# REQUIREMENTS
Could you repeat, exactly as they stand, the lines between the one with "Rebuild this diagram" and the one with "(1417,1083) -- cycle;", inclusive, minus the pictures?

# MATERIAL PROVIDED
· · ·
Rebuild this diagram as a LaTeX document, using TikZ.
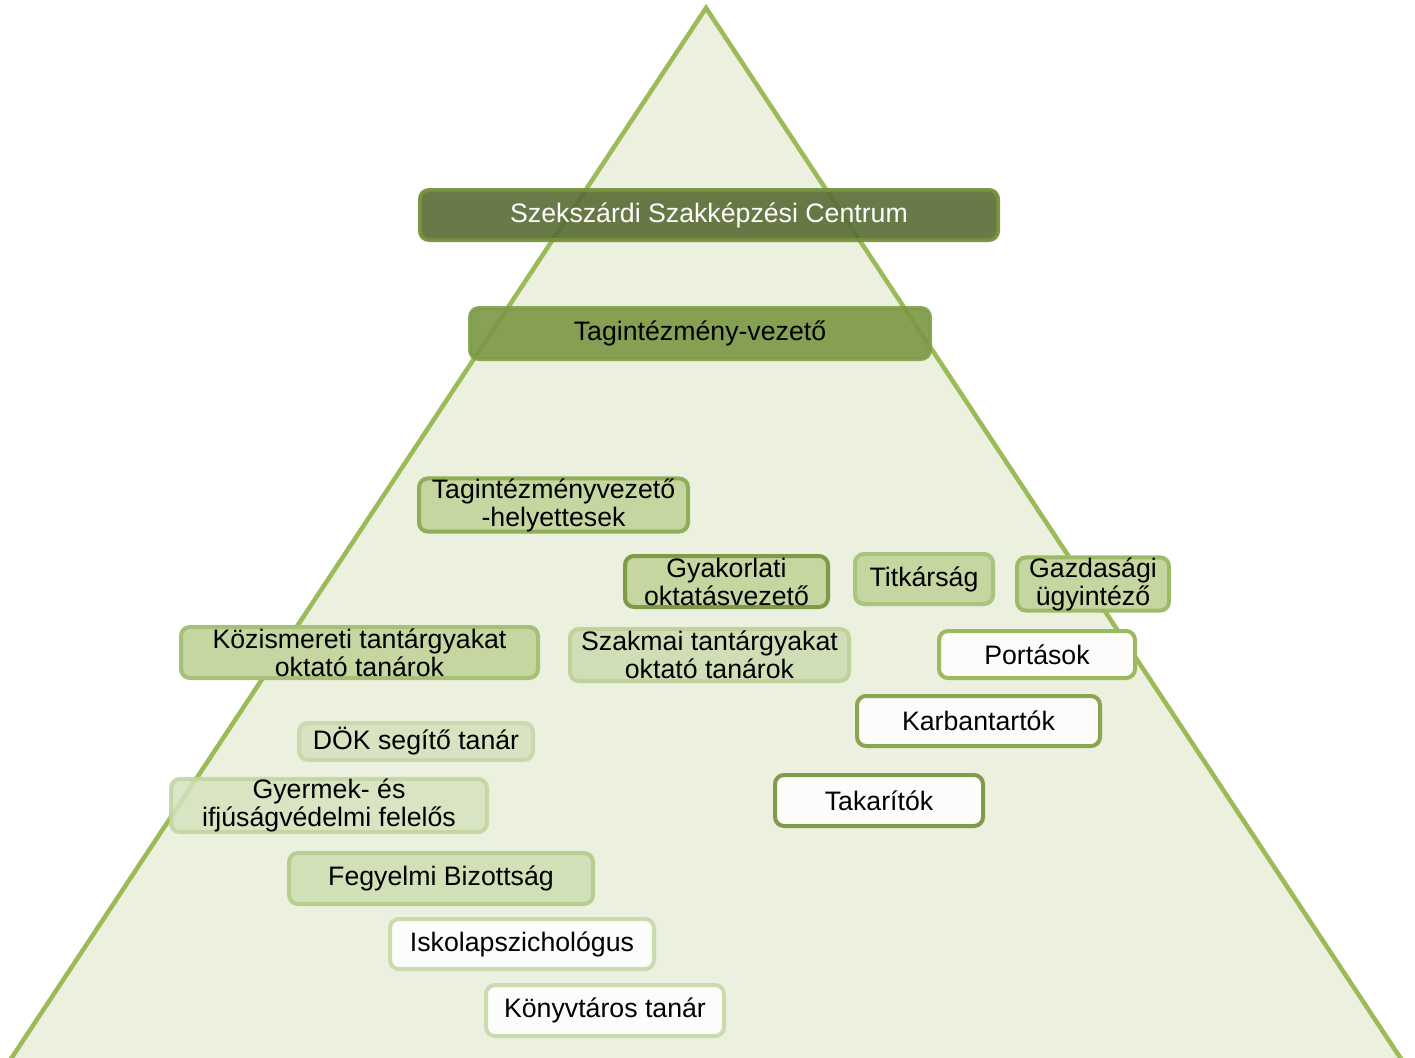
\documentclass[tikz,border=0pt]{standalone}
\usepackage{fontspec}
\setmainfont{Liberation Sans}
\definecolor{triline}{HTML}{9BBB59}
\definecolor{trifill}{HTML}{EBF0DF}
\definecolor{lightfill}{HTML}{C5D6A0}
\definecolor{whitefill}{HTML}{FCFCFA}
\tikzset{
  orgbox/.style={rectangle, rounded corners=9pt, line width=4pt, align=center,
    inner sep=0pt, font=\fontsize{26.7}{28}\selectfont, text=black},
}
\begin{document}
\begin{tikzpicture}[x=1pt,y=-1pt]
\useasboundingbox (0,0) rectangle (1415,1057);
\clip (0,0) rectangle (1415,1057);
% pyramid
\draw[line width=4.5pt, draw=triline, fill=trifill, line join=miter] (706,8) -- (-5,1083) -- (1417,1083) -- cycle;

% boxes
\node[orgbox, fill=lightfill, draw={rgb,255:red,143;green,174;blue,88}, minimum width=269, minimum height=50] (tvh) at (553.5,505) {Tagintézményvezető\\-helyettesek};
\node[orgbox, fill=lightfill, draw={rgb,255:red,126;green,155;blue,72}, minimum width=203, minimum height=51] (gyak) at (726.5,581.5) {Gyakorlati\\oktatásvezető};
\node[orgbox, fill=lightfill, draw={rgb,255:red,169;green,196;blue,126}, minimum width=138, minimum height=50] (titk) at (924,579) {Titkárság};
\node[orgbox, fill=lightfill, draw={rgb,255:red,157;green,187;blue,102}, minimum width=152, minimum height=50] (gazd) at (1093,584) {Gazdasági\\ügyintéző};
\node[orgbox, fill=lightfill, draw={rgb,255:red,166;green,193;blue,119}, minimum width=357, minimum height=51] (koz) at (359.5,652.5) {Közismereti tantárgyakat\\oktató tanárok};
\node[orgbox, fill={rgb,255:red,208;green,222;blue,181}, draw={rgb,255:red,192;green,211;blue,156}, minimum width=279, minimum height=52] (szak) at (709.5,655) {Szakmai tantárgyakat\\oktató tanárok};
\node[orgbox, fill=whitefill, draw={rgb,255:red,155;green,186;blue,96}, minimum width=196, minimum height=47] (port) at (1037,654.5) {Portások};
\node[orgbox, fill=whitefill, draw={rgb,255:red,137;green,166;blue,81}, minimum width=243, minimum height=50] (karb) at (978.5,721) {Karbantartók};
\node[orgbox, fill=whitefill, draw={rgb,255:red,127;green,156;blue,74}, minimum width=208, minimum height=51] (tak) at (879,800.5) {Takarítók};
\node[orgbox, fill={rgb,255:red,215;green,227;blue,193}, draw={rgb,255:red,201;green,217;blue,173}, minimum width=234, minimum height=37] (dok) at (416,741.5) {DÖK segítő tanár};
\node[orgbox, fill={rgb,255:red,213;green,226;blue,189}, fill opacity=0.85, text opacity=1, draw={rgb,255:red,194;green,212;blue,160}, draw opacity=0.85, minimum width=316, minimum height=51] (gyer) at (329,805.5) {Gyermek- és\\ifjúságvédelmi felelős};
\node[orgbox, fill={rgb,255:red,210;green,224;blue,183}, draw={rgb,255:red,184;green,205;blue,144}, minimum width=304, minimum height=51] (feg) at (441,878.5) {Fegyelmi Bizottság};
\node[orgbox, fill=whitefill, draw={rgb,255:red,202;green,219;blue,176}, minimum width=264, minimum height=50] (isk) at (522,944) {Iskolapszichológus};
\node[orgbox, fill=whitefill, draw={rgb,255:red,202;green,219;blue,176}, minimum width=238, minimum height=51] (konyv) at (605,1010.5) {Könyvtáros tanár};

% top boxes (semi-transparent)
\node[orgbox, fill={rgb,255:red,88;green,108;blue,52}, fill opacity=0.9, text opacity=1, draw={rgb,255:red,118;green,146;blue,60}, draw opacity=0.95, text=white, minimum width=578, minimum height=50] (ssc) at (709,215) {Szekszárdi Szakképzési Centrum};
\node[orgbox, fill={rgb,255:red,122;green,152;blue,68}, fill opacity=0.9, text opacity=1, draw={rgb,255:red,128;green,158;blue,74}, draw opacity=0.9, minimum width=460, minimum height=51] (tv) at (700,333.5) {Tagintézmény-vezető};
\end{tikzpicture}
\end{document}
· · ·
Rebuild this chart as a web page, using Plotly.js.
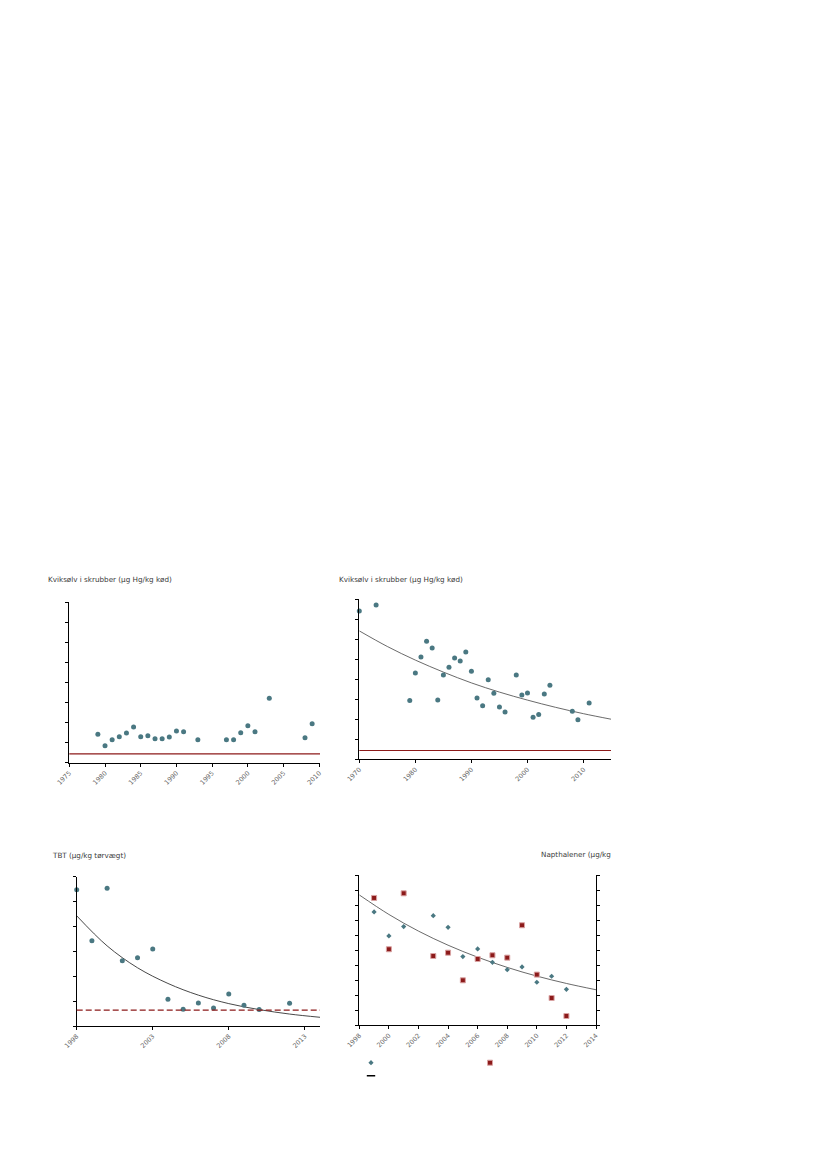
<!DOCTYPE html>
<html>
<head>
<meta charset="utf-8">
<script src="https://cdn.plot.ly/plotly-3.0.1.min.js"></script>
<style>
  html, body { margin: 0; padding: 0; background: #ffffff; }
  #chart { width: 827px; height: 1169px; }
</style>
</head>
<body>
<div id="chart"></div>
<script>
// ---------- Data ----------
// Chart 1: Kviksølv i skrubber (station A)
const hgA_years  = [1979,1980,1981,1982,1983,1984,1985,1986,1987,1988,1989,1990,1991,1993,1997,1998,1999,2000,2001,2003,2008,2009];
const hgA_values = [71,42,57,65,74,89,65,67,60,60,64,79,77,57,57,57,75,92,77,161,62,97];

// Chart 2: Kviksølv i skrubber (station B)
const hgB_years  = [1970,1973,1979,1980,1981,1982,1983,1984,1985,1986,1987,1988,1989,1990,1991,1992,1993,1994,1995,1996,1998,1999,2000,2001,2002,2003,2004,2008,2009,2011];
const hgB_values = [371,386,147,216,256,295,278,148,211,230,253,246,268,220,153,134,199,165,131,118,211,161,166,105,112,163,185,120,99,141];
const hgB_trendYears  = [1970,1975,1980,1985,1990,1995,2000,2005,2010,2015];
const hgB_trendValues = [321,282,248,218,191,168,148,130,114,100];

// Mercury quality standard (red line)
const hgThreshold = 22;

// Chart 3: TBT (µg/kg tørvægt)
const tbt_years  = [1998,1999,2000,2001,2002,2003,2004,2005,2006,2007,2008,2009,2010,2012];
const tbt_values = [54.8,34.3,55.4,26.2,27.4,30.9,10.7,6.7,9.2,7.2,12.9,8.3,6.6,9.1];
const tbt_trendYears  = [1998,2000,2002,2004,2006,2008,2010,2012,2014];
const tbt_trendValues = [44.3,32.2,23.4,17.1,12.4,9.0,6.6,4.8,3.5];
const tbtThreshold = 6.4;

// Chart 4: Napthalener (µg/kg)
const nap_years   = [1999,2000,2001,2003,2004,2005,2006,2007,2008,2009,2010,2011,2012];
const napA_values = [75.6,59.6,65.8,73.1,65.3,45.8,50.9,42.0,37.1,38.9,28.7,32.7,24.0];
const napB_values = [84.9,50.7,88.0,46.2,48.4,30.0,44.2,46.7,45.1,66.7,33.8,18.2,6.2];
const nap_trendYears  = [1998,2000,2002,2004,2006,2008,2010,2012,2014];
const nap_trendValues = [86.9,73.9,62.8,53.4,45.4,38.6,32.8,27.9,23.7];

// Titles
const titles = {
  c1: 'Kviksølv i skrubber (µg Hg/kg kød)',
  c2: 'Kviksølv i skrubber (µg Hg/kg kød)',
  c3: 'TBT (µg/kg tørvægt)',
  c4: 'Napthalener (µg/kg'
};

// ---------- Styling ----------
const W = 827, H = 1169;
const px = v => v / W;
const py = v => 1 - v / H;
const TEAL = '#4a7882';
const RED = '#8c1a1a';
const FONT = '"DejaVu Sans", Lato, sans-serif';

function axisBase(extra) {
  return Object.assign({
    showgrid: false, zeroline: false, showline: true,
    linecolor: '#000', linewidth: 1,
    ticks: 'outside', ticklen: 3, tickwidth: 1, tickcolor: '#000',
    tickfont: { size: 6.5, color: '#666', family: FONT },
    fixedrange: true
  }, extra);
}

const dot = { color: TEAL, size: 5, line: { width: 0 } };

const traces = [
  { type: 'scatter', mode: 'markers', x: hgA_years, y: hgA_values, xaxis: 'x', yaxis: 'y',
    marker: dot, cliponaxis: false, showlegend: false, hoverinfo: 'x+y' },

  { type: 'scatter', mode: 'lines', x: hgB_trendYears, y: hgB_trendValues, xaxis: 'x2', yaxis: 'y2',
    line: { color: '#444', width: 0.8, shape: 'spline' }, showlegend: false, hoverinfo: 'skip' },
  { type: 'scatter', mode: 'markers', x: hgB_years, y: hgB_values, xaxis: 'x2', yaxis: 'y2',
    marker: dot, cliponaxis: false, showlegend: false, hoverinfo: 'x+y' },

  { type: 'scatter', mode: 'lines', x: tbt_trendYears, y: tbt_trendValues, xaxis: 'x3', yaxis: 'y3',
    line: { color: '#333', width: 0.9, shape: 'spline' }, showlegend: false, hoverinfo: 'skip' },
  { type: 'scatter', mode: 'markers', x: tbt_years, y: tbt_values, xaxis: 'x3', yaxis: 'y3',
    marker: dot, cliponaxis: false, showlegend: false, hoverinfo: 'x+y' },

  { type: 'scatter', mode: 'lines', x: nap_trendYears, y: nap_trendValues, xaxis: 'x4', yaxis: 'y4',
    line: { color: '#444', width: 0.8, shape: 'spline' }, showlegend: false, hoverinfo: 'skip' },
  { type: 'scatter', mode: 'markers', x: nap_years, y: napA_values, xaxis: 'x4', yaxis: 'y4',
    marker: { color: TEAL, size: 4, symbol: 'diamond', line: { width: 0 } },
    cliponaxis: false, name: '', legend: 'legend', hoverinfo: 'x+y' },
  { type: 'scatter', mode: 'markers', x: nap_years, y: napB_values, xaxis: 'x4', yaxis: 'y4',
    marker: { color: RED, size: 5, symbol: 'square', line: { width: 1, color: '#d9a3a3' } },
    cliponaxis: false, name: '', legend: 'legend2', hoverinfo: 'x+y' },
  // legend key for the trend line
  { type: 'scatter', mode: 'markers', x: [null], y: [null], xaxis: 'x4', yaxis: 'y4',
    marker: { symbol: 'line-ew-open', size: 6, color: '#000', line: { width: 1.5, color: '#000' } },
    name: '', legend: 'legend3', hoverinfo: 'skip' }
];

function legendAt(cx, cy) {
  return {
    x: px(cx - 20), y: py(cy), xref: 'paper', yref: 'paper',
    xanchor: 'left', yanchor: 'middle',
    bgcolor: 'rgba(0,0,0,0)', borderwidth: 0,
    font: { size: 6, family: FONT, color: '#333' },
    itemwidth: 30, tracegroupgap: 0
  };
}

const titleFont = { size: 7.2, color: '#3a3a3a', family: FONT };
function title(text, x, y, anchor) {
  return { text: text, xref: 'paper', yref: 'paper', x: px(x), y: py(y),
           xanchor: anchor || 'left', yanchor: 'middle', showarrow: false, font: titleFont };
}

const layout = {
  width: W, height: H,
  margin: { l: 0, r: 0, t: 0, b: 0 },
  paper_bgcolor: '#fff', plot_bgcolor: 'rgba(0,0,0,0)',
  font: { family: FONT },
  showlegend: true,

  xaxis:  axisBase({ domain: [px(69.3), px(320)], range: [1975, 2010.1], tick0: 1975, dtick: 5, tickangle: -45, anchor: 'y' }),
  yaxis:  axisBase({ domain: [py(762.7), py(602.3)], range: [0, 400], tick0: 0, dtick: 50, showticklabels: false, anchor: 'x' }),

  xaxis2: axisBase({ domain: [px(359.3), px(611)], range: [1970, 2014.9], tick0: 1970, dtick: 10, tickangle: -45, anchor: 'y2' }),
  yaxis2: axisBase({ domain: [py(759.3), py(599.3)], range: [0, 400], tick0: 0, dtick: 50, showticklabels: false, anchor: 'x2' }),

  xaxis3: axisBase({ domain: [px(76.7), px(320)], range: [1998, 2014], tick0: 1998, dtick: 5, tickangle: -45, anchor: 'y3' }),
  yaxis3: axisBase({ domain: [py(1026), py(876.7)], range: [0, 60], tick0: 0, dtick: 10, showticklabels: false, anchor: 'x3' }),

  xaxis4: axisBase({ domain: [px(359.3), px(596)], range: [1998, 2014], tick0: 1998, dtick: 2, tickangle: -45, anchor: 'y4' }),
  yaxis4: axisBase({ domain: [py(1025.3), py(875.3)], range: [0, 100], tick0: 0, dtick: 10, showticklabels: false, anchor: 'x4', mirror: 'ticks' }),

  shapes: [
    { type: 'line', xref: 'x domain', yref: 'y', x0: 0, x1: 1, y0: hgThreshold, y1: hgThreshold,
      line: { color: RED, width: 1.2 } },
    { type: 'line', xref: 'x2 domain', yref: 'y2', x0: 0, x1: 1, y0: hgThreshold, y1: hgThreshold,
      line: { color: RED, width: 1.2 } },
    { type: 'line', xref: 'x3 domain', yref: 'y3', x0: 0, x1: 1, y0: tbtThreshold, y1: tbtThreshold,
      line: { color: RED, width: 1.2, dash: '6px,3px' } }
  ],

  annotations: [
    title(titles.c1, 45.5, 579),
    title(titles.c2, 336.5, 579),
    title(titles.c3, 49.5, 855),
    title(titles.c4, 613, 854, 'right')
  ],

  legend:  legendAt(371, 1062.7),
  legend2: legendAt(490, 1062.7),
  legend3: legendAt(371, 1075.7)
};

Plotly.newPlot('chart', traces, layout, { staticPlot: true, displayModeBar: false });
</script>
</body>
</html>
· · ·
# RESPONSE TO THIS EXERCISE
Rebuild this diagram as a LaTeX document, using TikZ.
\documentclass[tikz,border=0pt]{standalone}
\usepackage{fontspec}
\setmainfont{Liberation Sans}
\definecolor{triline}{HTML}{9BBB59}
\definecolor{trifill}{HTML}{EBF0DF}
\definecolor{lightfill}{HTML}{C5D6A0}
\definecolor{whitefill}{HTML}{FCFCFA}
\tikzset{
  orgbox/.style={rectangle, rounded corners=9pt, line width=4pt, align=center,
    inner sep=0pt, font=\fontsize{26.7}{28}\selectfont, text=black},
}
\begin{document}
\begin{tikzpicture}[x=1pt,y=-1pt]
\useasboundingbox (0,0) rectangle (1415,1057);
\clip (0,0) rectangle (1415,1057);
% pyramid
\draw[line width=4.5pt, draw=triline, fill=trifill, line join=miter] (706,8) -- (-5,1083) -- (1417,1083) -- cycle;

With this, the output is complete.